Posted on Tuesday November 18, 2008 | Permalink |

Comments

  1. Boo Hiss!!!!!!!!!!!!

    — Derek    Nov 18, 04:13 PM    #

  2. Hmmm. . . I believe that Ontario has a drinking age of 18. Maybe lowering the drinking age won’t make college students imbibe more responsibly.

    — J. Ward    Nov 18, 09:40 PM    #

  3. 19!!! But since I have a kid at Queen’s who is 20, who’s counting?

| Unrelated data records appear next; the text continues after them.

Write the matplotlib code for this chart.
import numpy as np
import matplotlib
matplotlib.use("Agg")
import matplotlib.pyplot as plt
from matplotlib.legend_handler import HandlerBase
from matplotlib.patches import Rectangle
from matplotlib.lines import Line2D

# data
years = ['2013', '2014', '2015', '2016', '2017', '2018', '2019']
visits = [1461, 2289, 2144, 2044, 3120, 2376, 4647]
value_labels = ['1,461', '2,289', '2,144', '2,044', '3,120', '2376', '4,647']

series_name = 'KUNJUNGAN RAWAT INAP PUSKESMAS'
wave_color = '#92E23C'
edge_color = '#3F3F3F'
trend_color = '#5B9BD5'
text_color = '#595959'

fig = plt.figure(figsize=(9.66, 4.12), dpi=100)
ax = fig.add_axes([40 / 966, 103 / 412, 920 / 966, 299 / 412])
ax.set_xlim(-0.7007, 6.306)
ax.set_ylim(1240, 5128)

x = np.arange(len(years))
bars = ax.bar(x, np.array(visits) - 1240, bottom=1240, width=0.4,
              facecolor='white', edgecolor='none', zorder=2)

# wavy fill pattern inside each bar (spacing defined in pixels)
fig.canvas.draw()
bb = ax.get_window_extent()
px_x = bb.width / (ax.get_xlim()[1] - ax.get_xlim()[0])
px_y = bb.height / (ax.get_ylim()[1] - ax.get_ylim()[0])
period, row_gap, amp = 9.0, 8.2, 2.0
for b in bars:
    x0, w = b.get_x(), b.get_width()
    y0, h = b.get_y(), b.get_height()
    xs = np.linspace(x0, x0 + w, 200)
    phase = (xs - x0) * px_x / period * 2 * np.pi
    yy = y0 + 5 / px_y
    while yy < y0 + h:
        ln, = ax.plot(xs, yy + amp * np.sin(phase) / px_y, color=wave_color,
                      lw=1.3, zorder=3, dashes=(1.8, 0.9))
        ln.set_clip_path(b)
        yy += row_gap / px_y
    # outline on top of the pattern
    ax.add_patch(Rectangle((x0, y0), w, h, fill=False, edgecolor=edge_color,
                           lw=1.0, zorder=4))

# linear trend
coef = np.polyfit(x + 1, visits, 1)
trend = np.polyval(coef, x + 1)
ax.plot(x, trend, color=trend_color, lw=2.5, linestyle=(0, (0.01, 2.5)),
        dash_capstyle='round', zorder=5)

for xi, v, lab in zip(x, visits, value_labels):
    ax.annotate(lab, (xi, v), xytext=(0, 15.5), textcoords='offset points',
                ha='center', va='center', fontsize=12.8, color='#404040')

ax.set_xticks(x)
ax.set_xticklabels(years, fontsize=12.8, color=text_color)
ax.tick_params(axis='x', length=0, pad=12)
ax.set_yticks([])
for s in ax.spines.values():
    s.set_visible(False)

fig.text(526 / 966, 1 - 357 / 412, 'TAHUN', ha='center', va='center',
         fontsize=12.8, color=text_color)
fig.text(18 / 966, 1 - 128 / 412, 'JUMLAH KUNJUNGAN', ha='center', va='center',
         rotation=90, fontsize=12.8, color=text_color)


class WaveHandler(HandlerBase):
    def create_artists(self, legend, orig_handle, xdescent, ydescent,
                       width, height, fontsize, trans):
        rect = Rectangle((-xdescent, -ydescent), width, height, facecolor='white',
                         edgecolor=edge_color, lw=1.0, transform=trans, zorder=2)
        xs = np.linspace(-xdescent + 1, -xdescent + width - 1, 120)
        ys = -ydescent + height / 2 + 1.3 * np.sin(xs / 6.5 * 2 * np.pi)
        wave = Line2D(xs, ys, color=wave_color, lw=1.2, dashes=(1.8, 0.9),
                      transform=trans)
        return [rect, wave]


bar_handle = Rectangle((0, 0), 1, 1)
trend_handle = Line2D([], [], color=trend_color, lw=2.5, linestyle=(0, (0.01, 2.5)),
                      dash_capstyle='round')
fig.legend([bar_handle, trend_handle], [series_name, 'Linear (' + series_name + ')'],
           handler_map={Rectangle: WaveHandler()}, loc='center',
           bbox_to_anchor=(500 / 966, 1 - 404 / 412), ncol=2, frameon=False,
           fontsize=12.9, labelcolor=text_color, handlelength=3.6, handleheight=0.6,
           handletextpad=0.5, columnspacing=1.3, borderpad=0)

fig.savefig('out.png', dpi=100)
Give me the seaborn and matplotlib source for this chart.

    — Patrick    Nov 18, 11:24 PM    #

  4. As correctly pointed out, the Ontario legal drinking age is 19. However, it is more than a stretch to associate the “drinking age” with the mass scale of drunken revelry these types of “traditional” events degenerate into. There are many examples of such events in the USA, one of which — Oktoberfest in La Crosse, WI — requires an absolute lock down of campus during its annual run. Why? To protect the college students — of all ages — from the tens of thousands of out of control drunks, the vast and overwhelming majority of whom are way past the legal age in that (or any) state.

    — dude dodging drunks    Nov 19, 08:15 AM    #

  5. Another fine Ontario university, Trent, went through a related problem back in 1991 when their Spring celebration, Bachus, became a challenge due to outsiders crashing the event. The university had to review how the event was operated and new procedures were adopted that reduced the impact of drunken participants etc. The changes brought the event into compliance with Ontario’s liquor laws. Not all the stakeholders were happy but that was a price to be paid for safety and security.

    — former staff member    Nov 19, 12:46 PM    #

  6. With respect to comment 4, I don’t think it is much of a “stretch” to link this type of behavior with the drinking age. My point is this: one of the key arguments for lowering the drinking age is that it allegedly teaches students how to drink responsibly by bringing them out into the open where their consumption can supposedly be monitored. The experience at Queen’s U — and other Canadian colleges — seems to prove otherwise. I am actually in favor of lowering the drinking age, but I don’t buy into this notion that it will make students behave more responsibly.

    — J. Ward    Nov 19, 12:50 PM    #

  7. With respect to comment #6, it in fact becomes a stretch to identify the degeneration of a traditional college celebration into a drunken brawl as the result of youngsters drinking — when in fact that is not the causative factor. My point was — and remains — that large numbers of outsiders, well above the legal drinking age, create the critical mass of drunken yahoos. It is both a lazy assumption and inaccurate to associate young drinkers with the critical mass of drunken idiots who ruin these events — regardless of one’s stance on potentially changing the legal drinking age.